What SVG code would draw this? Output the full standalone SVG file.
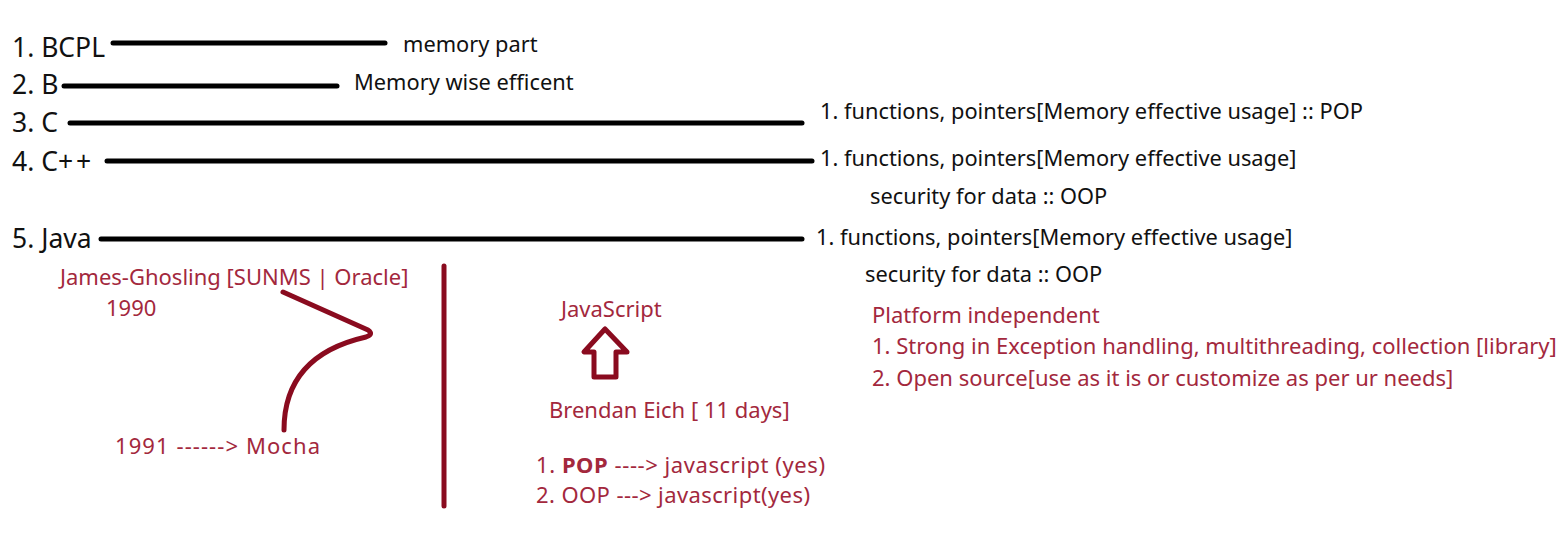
<svg xmlns="http://www.w3.org/2000/svg" width="1566" height="548" viewBox="0 0 1566 548">
<style>
.t{font-family:"Noto Sans","Open Sans","Liberation Sans",sans-serif;fill:#111}
.big{font-size:26.5px}
.sm{font-size:21.8px}
.r{font-family:"Noto Sans","Open Sans","Liberation Sans",sans-serif;fill:#a3283d;font-size:22px}
.bl{stroke:#000;stroke-width:5;stroke-linecap:round;fill:none}
.rl{stroke:#8a0b1f;stroke-width:5;stroke-linecap:round;stroke-linejoin:round;fill:none}
</style>
<rect width="1566" height="548" fill="#fff"/>
<g id="connectors">
<line class="bl" x1="113" y1="43" x2="385" y2="43"/>
<line class="bl" x1="64" y1="86" x2="337" y2="86"/>
<line class="bl" x1="70" y1="123" x2="802" y2="123"/>
<line class="bl" x1="107" y1="161" x2="812" y2="161"/>
<line class="bl" x1="101" y1="239" x2="802" y2="239"/>
<path class="rl" d="M283,292 L368,330 Q374,334 366,337 C322,347 284,372 284,430"/>
<line class="rl" x1="444" y1="266" x2="444" y2="506"/>
<path class="rl" stroke-width="4" d="M605,329 L584,352 L594,352 L594,377 L616,377 L616,352 L627,352 Z"/>
</g>
<g id="bcpl"><text class="t big" x="12" y="57">1. BCPL</text><text class="t sm" x="403" y="52">memory part</text></g>
<g id="b"><text class="t big" x="12" y="94">2. B</text><text class="t sm" x="354" y="90">Memory wise efficent</text></g>
<g id="c"><text class="t big" x="12" y="132">3. C</text><text class="t sm" x="820" y="119">1. functions, pointers[Memory effective usage] :: POP</text></g>
<g id="cpp"><text class="t big" x="12" y="171">4. C+<tspan dx="3">+</tspan></text><text class="t sm" x="820" y="166">1. functions, pointers[Memory effective usage]</text><text class="t sm" x="870" y="204">security for data :: OOP</text></g>
<g id="java"><text class="t big" x="12" y="248">5. Java</text><text class="t sm" x="816" y="245">1. functions, pointers[Memory effective usage]</text><text class="t sm" x="865" y="282">security for data :: OOP</text></g>
<g id="ghosling"><text class="r" x="60" y="285">James-Ghosling [SUNMS | Oracle]</text><text class="r" x="106" y="316">1990</text></g>
<g id="mocha"><text class="r" x="115" y="454" textLength="205" lengthAdjust="spacing">1991 ------&gt; Mocha</text></g>
<g id="javascript"><text class="r" x="561" y="317">JavaScript</text></g>
<g id="eich"><text class="r" x="549" y="418">Brendan Eich [ 11 days]</text></g>
<g id="paradigms"><text class="r" x="536" y="473" textLength="289" lengthAdjust="spacing">1. <tspan font-weight="bold">POP</tspan> ----&gt; javascript (yes)</text><text class="r" x="536" y="503" textLength="274" lengthAdjust="spacing">2. OOP ---&gt; javascript(yes)</text></g>
<g id="features"><text class="r" x="872" y="323">Platform independent</text><text class="r" x="872" y="354">1. Strong in Exception handling, multithreading, collection [library]</text><text class="r" x="872" y="386">2. Open source[use as it is or customize as per ur needs]</text></g>
</svg>
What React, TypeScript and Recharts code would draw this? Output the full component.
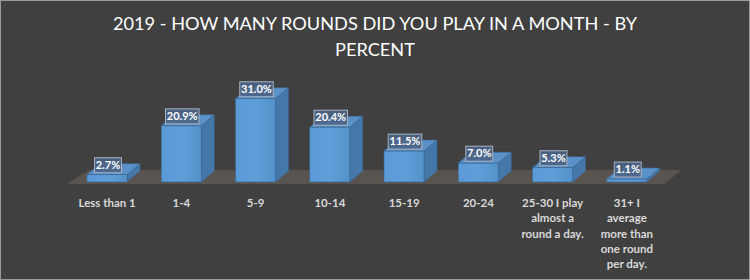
import { Bar, BarChart, LabelList, XAxis, YAxis, usePlotArea } from "recharts"

// tick labels keep the line breaks the original chart shows
const categories = [
  "Less than 1",
  "1-4",
  "5-9",
  "10-14",
  "15-19",
  "20-24",
  "25-30 I play\nalmost a\nround a day.",
  "31+ I\naverage\nmore than\none round\nper day.",
]
const percents = [2.7, 20.9, 31.0, 20.4, 11.5, 7.0, 5.3, 1.1]
const titleLines = ["2019 - HOW MANY ROUNDS DID YOU PLAY IN A MONTH - BY", "PERCENT"]

const data = categories.map((name, i) => ({ name, value: percents[i] }))

const DEPTH_X = 13
const DEPTH_Y = 11

const Bar3D = (props: any) => {
  const { x, y, width, height } = props
  if (height == null || width == null) return null
  const top = `${x},${y} ${x + DEPTH_X},${y - DEPTH_Y} ${x + width + DEPTH_X},${y - DEPTH_Y} ${x + width},${y}`
  const side = `${x + width},${y} ${x + width + DEPTH_X},${y - DEPTH_Y} ${x + width + DEPTH_X},${y + height - DEPTH_Y} ${x + width},${y + height}`
  return (
    <g>
      <polygon points={side} fill="#4577a8" stroke="#3b6792" strokeWidth={0.6} />
      <polygon points={top} fill="#5a91c8" stroke="#3b6792" strokeWidth={0.6} />
      <rect x={x} y={y} width={width} height={height} fill="url(#frontGrad)" stroke="#3b6792" strokeWidth={0.6} />
    </g>
  )
}

const Floor = () => {
  const area = usePlotArea()
  if (!area) return null
  const left = area.x - 3
  const right = area.x + area.width
  const front = area.y + area.height + 2
  const back = front - 14
  const pts = `${left},${front} ${left + 22},${back} ${right + 18},${back} ${right},${front}`
  return <polygon points={pts} fill="#59544f" />
}

const ValueLabel = (props: any) => {
  const { x, y, width, value } = props
  const text = `${Number(value).toFixed(1)}%`
  const w = text.length * 6.6 + 0.5
  const h = 15
  const cx = x + width / 2 + 1
  const bottom = y - 2
  return (
    <g>
      <rect x={cx - w / 2} y={bottom - h} width={w} height={h} fill="#4b6486" fillOpacity={0.9} stroke="#a7b3c2" strokeWidth={1} />
      <text x={cx} y={bottom - 4} textAnchor="middle" fill="#ffffff" fontSize={11} fontWeight="bold" fontFamily="Lato, sans-serif">
        {text}
      </text>
    </g>
  )
}

const CategoryTick = (props: any) => {
  const { x, y, payload } = props
  const lines = String(payload.value).split("\n")
  return (
    <text
      x={x}
      y={y + 17}
      textAnchor="middle"
      fill="#d9d9d9"
      fontSize={11.5}
      fontWeight="bold"
      fontFamily="Lato, sans-serif"
    >
      {lines.map((line, i) => (
        <tspan key={i} x={x} dy={i === 0 ? 0 : 15.3}>
          {line}
        </tspan>
      ))}
    </text>
  )
}

export default function App() {
  return (
    <div
      style={{
        position: "absolute",
        left: 0,
        top: 0,
        width: 750,
        height: 280,
        boxSizing: "border-box",
        background: "#404040",
        border: "1px solid #9c9c9c",
        overflow: "hidden",
      }}
    >
      <div
        style={{
          position: "absolute",
          left: 0,
          top: 9,
          width: 748,
          textAlign: "center",
          color: "#ffffff",
          fontFamily: "Lato, sans-serif",
          fontSize: 18.2,
          lineHeight: "26px",
        }}
      >
        {titleLines.map((line) => (
          <div key={line}>{line}</div>
        ))}
      </div>
      <div style={{ position: "absolute", left: -1, top: -1 }}>
        <BarChart width={750} height={280} data={data} margin={{ top: 88, right: 86, left: 70, bottom: 0 }}>
          <defs>
            <linearGradient id="frontGrad" x1="0" y1="0" x2="1" y2="0">
              <stop offset="0%" stopColor="#5b9ad6" />
              <stop offset="50%" stopColor="#5e9ed9" />
              <stop offset="100%" stopColor="#5592cc" />
            </linearGradient>
          </defs>
          <Floor />
          <XAxis dataKey="name" axisLine={false} tickLine={false} height={98} interval={0} tick={<CategoryTick />} />
          <YAxis hide domain={[0, 35]} />
          <Bar dataKey="value" barSize={40} shape={<Bar3D />} isAnimationActive={false}>
            <LabelList dataKey="value" content={<ValueLabel />} />
          </Bar>
        </BarChart>
      </div>
    </div>
  )
}
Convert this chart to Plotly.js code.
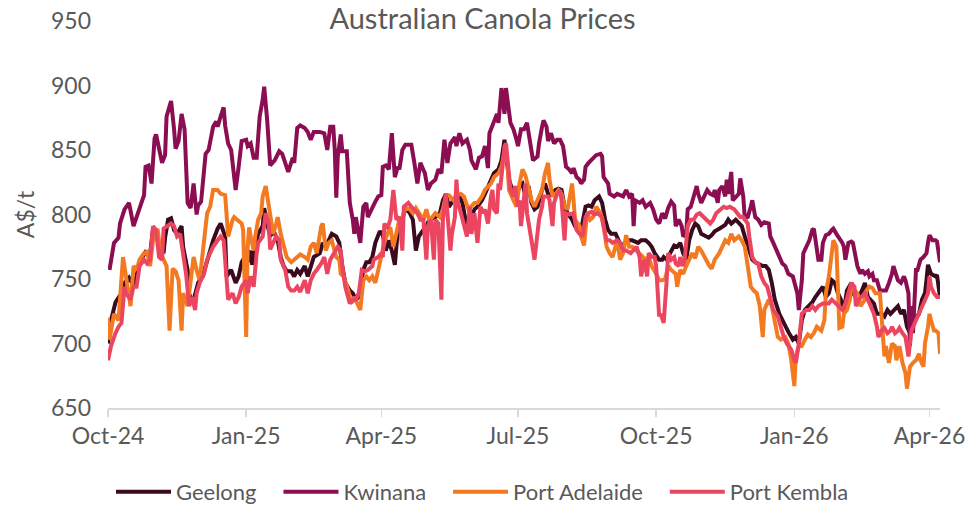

**What is required:**
Take the material above and output only the lines from the one that contains "What React, TypeScript" through the one that contains "const data = categories.map((name, i)", ends included and images left out.

**The reply:**
What React, TypeScript and Recharts code would draw this? Output the full component.
import { Bar, BarChart, LabelList, XAxis, YAxis, usePlotArea } from "recharts"

// tick labels keep the line breaks the original chart shows
const categories = [
  "Less than 1",
  "1-4",
  "5-9",
  "10-14",
  "15-19",
  "20-24",
  "25-30 I play\nalmost a\nround a day.",
  "31+ I\naverage\nmore than\none round\nper day.",
]
const percents = [2.7, 20.9, 31.0, 20.4, 11.5, 7.0, 5.3, 1.1]
const titleLines = ["2019 - HOW MANY ROUNDS DID YOU PLAY IN A MONTH - BY", "PERCENT"]

const data = categories.map((name, i) => ({ name, value: percents[i] }))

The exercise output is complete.